Projecting from each wall 81, within the housing 80, are longitudinal reliefs 84, so as to form one or more positioning grooves 85.

FIG. 12 illustrates an example of embodiment of the sensor device 90, which has a supporting element or printed circuit 91, substantially configured as a small plate, on which is mounted a sensor body 92. Associated to the front part of the body 92 are an emitter and a receiver of electromagnetic or optical radiation, designated respectively by 93 and 94, consisting, for example, of an emitter diode and a receiver photo-diode or photo-transistor, respectively. In the example, the body 92 has at the front a projecting wall 95, which is set between the emitter 93 and the receiver 94, in particular for the purpose of preventing any anomalous interference between the two.
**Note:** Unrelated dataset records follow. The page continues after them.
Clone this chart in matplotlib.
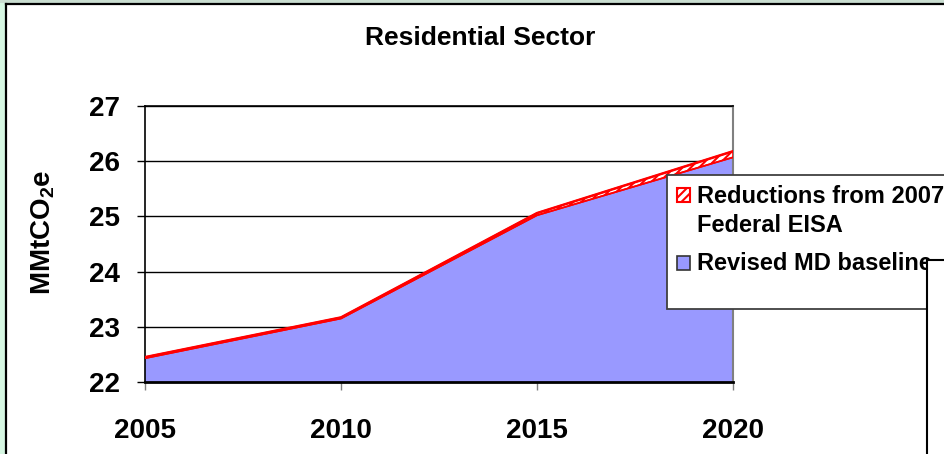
import matplotlib
matplotlib.use("Agg")
import matplotlib.pyplot as plt
from matplotlib.patches import Rectangle
import numpy as np

# ---- data ----
years = [2005, 2010, 2015, 2020]
baseline = [22.43, 23.15, 25.02, 26.07]          # Revised MD baseline
reductions = [0.02, 0.02, 0.04, 0.11]            # Reductions from 2007 Federal EISA
yticks = [22, 23, 24, 25, 26, 27]
title = "Residential Sector"
ylabel = "MMtCO$_\\mathrm{2}$e"
labels = ["Reductions from 2007\nFederal EISA", "Revised MD baseline"]

plt.rcParams['font.family'] = ['Liberation Sans', 'DejaVu Sans']
plt.rcParams['font.weight'] = 'bold'
plt.rcParams['mathtext.fontset'] = 'custom'
plt.rcParams['mathtext.rm'] = 'Liberation Sans:bold'
plt.rcParams['mathtext.it'] = 'Liberation Sans:bold'
plt.rcParams['mathtext.bf'] = 'Liberation Sans:bold'
plt.rcParams['hatch.color'] = 'red'
plt.rcParams['hatch.linewidth'] = 1.5

W, H = 945, 454
fig = plt.figure(figsize=(W / 100, H / 100), dpi=100)
fig.patch.set_facecolor('white')

def fx(px):
    return px / W

def fy(py):
    return 1 - py / H

# outer page decoration: green strips and black frame
fig.add_artist(Rectangle((0, 0), fx(6), 1, transform=fig.transFigure,
                         facecolor='#D6F7E2', edgecolor='none', zorder=0))
fig.add_artist(Rectangle((0, fy(3)), 1, fy(0) - fy(3), transform=fig.transFigure,
                         facecolor='#C9DDD0', edgecolor='none', zorder=0))
fig.add_artist(plt.Line2D([fx(6.5), fx(6.5)], [0, fy(4)], transform=fig.transFigure,
                          color='black', lw=1.6, zorder=1))
fig.add_artist(plt.Line2D([fx(6.5), 1], [fy(4), fy(4)], transform=fig.transFigure,
                          color='black', lw=1.6, zorder=1))

ax = fig.add_axes([fx(145), fy(382), fx(733) - fx(145), fy(106) - fy(382)])
ax.set_facecolor('white')

y_base = np.array(baseline)
y_top = y_base + np.array(reductions)

ax.fill_between(years, 22, y_base, facecolor='#9999FF', edgecolor='none', zorder=2)
ax.fill_between(years, y_base, y_top, facecolor='white', edgecolor='red',
                hatch='////', linewidth=1.2, zorder=3)
ax.plot(years, y_top, color='red', lw=1.8, zorder=4)
ax.plot(years, y_base, color='red', lw=1.2, zorder=4)

ax.set_xlim(2005, 2020)
ax.set_ylim(22, 27)
ax.set_xticks(years)
ax.set_yticks(yticks)
ax.set_axisbelow(True)
ax.grid(axis='y', color='black', lw=1.0, zorder=0)

for s in ['left', 'top']:
    ax.spines[s].set_color('black')
    ax.spines[s].set_linewidth(1.2)
ax.spines['bottom'].set_color('black')
ax.spines['bottom'].set_linewidth(2.0)
ax.spines['bottom'].set_zorder(5)
ax.spines['right'].set_color('#808080')
ax.spines['right'].set_linewidth(1.5)

ax.tick_params(axis='y', direction='out', length=6, width=1, pad=12,
               labelsize=20, colors='black')
ax.tick_params(axis='x', direction='out', length=6, width=1, pad=20,
               labelsize=20, colors='#808080', labelcolor='black')
for lab in ax.get_xticklabels() + ax.get_yticklabels():
    lab.set_fontweight('bold')

fig.text(fx(480), fy(38), title, ha='center', va='center', fontsize=19,
         fontweight='bold')
fig.text(fx(43), fy(232), ylabel, ha='center', va='center', rotation=90,
         fontsize=20, fontweight='bold')

# legend frame
fig.add_artist(Rectangle((fx(667), fy(309)), fx(980) - fx(667), fy(175) - fy(309),
                         transform=fig.transFigure, facecolor='white',
                         edgecolor='#404040', lw=1.3, zorder=6))
# legend entries (handles + labels)
handle_styles = [dict(facecolor='white', edgecolor='red', hatch='////', lw=1.5),
                 dict(facecolor='#9999FF', edgecolor='#333333', lw=1.2)]
handle_tops = [188, 256]
line_baselines = [[203, 232], [270]]
for style, top, lab, bases in zip(handle_styles, handle_tops, labels, line_baselines):
    fig.add_artist(Rectangle((fx(677), fy(top + 14)), fx(690) - fx(677), fy(top) - fy(top + 14),
                             transform=fig.transFigure, zorder=7, **style))
    for line, b in zip(lab.split('\n'), bases):
        fig.text(fx(697), fy(b), line, ha='left', va='baseline', fontsize=17,
                 fontweight='bold', zorder=7)

# overlapping box at right
fig.add_artist(Rectangle((fx(927), fy(470)), fx(990) - fx(927), fy(260) - fy(470),
                         transform=fig.transFigure, facecolor='white',
                         edgecolor='black', lw=1.5, zorder=8))

fig.savefig('out.png', dpi=100)
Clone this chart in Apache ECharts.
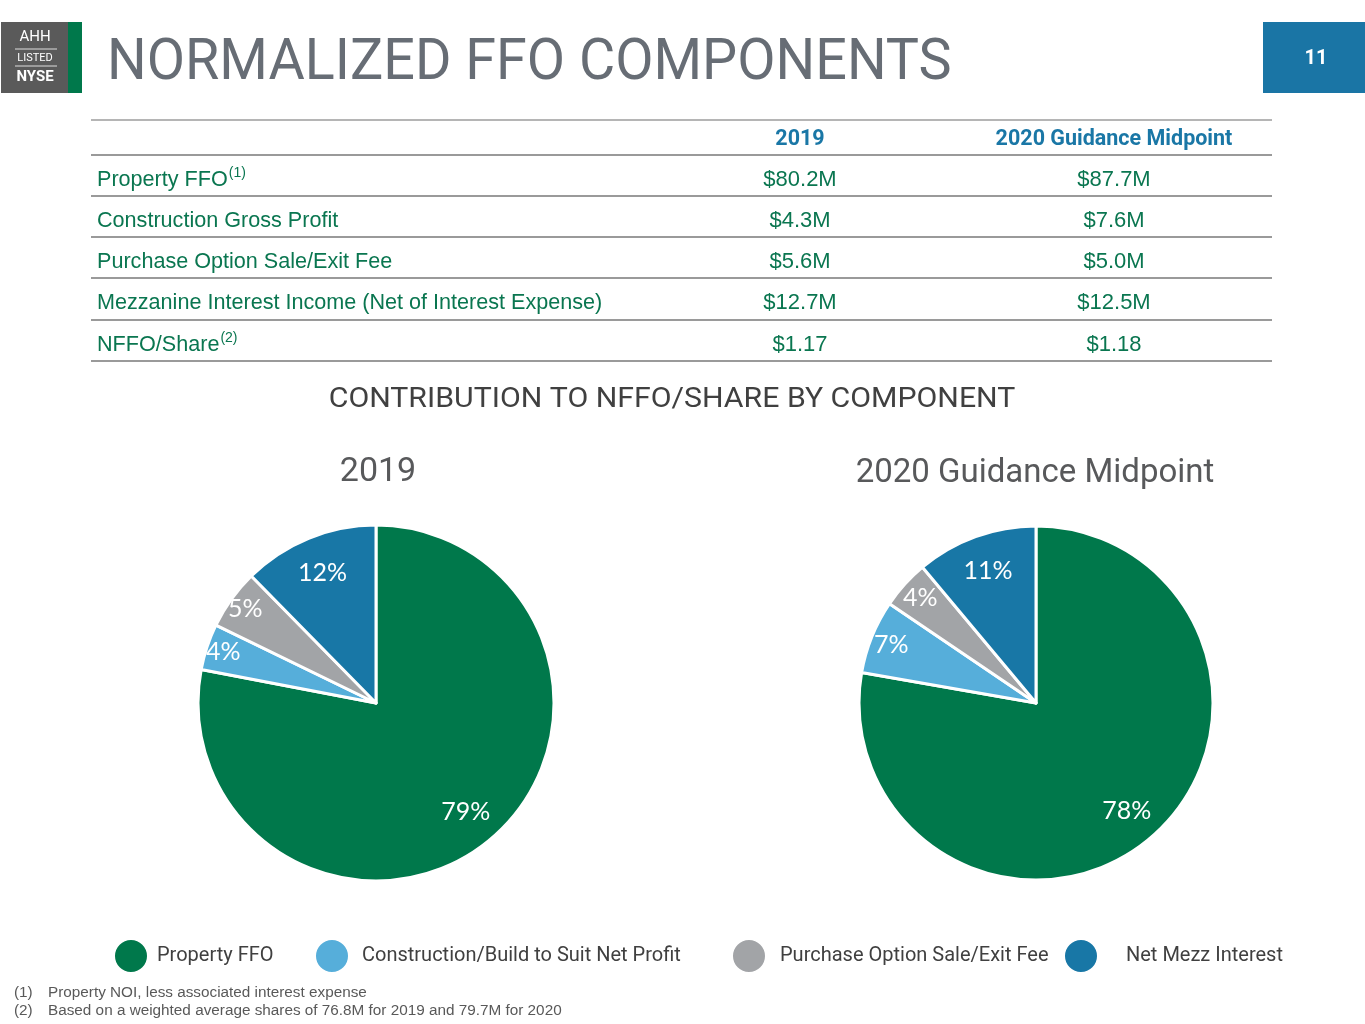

The body 92 is conveniently equipped with means for positioning or for fast coupling with respect to the circuit 91, said means being designated by 96 in FIG. 13 and has, in its rear area, electrical connection terminals, some soldering points of which are designated as a whole by 97 once again in FIG. 13. The electrical-connection means are made to pass through openings provided in the circuit 91 so as to project from the rear part of the element itself for connection to the control system of the refrigerator 1, which occurs with a wiring of a type in itself known (not represented). For this purpose, the printed circuit 91, on the side of the soldering points 97, has also electrically conductive paths, which form the terminals of a connector for the electrical wiring, in particular a male connector that is inserted in a respective female connector of the wiring. In order to guarantee mutual mechanical coupling between said connectors, the printed circuit 91 can present holes 91a (see FIG. 12), where purposely provided reliefs of said female connector are provided, in order to prevent them from sliding out following upon application of an accidental tensile force. For the purposes of installation, the sensor 90 is inserted from above in the housing 80, by sliding opposite side portions of the printed circuit 91 in facing grooves 85 formed by the reliefs 84. The body part 92 bearing the emitter 93 and the receiver 94 is set facing the rear wall 82 of the housing 80, with the connection terminals on the opposite side, in a position corresponding to the axial opening of the housing itself. Following upon said positioning, the front partition wall 95 of the body 91 is substantially in line with the vertex of the prism-like portion 83, the emitter 93 and the receiver 94 being set in a position corresponding to, or facing, the walls 83a and 83b, respectively.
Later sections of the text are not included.